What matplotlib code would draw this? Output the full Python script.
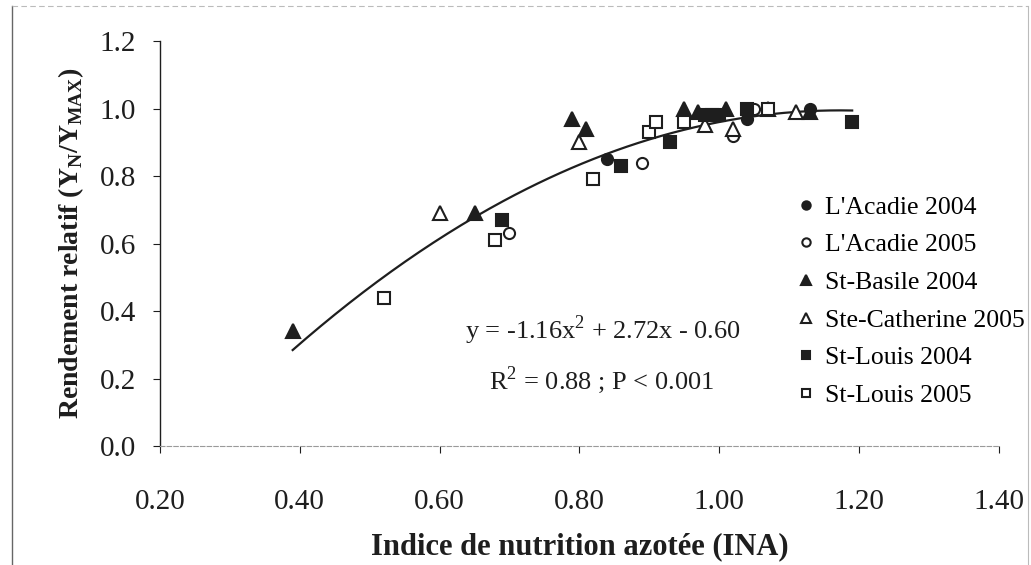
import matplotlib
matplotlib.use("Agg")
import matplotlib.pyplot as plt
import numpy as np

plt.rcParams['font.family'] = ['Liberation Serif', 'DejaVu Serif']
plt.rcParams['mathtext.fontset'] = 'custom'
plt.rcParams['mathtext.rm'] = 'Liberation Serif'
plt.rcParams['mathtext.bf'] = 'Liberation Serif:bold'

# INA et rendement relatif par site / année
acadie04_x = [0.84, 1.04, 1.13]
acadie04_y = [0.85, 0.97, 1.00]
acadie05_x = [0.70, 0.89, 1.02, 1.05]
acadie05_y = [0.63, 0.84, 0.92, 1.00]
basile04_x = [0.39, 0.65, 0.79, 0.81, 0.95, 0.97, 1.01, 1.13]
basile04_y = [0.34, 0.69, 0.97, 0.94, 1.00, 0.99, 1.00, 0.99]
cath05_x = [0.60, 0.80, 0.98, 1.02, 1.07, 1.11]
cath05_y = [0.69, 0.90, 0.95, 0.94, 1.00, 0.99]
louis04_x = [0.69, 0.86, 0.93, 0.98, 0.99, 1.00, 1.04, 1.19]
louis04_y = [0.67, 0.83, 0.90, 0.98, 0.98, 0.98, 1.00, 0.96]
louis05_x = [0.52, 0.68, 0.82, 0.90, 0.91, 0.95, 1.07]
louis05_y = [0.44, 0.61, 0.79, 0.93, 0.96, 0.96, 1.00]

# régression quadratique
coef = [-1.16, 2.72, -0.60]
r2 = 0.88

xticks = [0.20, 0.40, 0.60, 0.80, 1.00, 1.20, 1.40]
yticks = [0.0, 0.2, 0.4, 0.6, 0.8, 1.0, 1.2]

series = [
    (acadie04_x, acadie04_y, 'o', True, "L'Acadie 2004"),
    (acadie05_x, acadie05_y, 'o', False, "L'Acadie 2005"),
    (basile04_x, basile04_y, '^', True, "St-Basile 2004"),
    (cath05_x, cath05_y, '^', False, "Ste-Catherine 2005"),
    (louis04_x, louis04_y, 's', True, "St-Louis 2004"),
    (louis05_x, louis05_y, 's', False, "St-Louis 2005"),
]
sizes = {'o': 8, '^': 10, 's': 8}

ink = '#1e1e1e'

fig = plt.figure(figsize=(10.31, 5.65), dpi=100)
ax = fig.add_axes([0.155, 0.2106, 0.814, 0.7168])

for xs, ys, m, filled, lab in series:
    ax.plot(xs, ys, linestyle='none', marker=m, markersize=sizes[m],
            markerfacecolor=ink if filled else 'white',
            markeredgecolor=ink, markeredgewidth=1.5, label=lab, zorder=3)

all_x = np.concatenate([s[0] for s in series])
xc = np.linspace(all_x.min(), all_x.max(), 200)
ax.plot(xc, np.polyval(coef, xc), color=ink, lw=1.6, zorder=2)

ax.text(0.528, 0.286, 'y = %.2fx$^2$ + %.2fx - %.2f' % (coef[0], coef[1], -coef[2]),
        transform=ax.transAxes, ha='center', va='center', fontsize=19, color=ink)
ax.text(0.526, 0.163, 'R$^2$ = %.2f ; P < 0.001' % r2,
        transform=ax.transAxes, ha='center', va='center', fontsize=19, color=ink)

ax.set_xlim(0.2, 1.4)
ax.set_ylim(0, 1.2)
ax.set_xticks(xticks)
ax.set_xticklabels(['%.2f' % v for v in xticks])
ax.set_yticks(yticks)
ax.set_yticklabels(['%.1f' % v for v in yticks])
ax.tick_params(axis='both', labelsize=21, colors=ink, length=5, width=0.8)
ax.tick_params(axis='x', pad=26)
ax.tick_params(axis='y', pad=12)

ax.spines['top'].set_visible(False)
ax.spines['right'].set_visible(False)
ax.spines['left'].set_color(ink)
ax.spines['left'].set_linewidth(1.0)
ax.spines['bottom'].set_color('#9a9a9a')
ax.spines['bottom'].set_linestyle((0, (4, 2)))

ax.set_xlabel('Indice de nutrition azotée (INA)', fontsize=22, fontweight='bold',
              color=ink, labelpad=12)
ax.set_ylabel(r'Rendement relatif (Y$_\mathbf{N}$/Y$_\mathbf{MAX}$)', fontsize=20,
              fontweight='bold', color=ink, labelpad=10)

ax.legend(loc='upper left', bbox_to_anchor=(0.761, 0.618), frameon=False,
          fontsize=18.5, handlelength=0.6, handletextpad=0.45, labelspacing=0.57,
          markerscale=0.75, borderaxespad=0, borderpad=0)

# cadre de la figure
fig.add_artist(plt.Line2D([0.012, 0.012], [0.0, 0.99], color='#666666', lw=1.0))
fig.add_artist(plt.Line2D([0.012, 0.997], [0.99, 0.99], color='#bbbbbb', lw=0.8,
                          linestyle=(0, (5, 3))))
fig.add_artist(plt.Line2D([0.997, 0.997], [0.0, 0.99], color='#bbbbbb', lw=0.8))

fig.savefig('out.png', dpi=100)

AIM =>
Could the lines from the top of the material through the line with "plt.rcParams['mathtext.bf'] = 'Liberation" be repeated exactly, pictures left out?

WRITTEN ANSWER =>
What matplotlib code would draw this? Output the full Python script.
import matplotlib
matplotlib.use("Agg")
import matplotlib.pyplot as plt
import numpy as np

plt.rcParams['font.family'] = ['Liberation Serif', 'DejaVu Serif']
plt.rcParams['mathtext.fontset'] = 'custom'
plt.rcParams['mathtext.rm'] = 'Liberation Serif'
plt.rcParams['mathtext.bf'] = 'Liberation Serif:bold'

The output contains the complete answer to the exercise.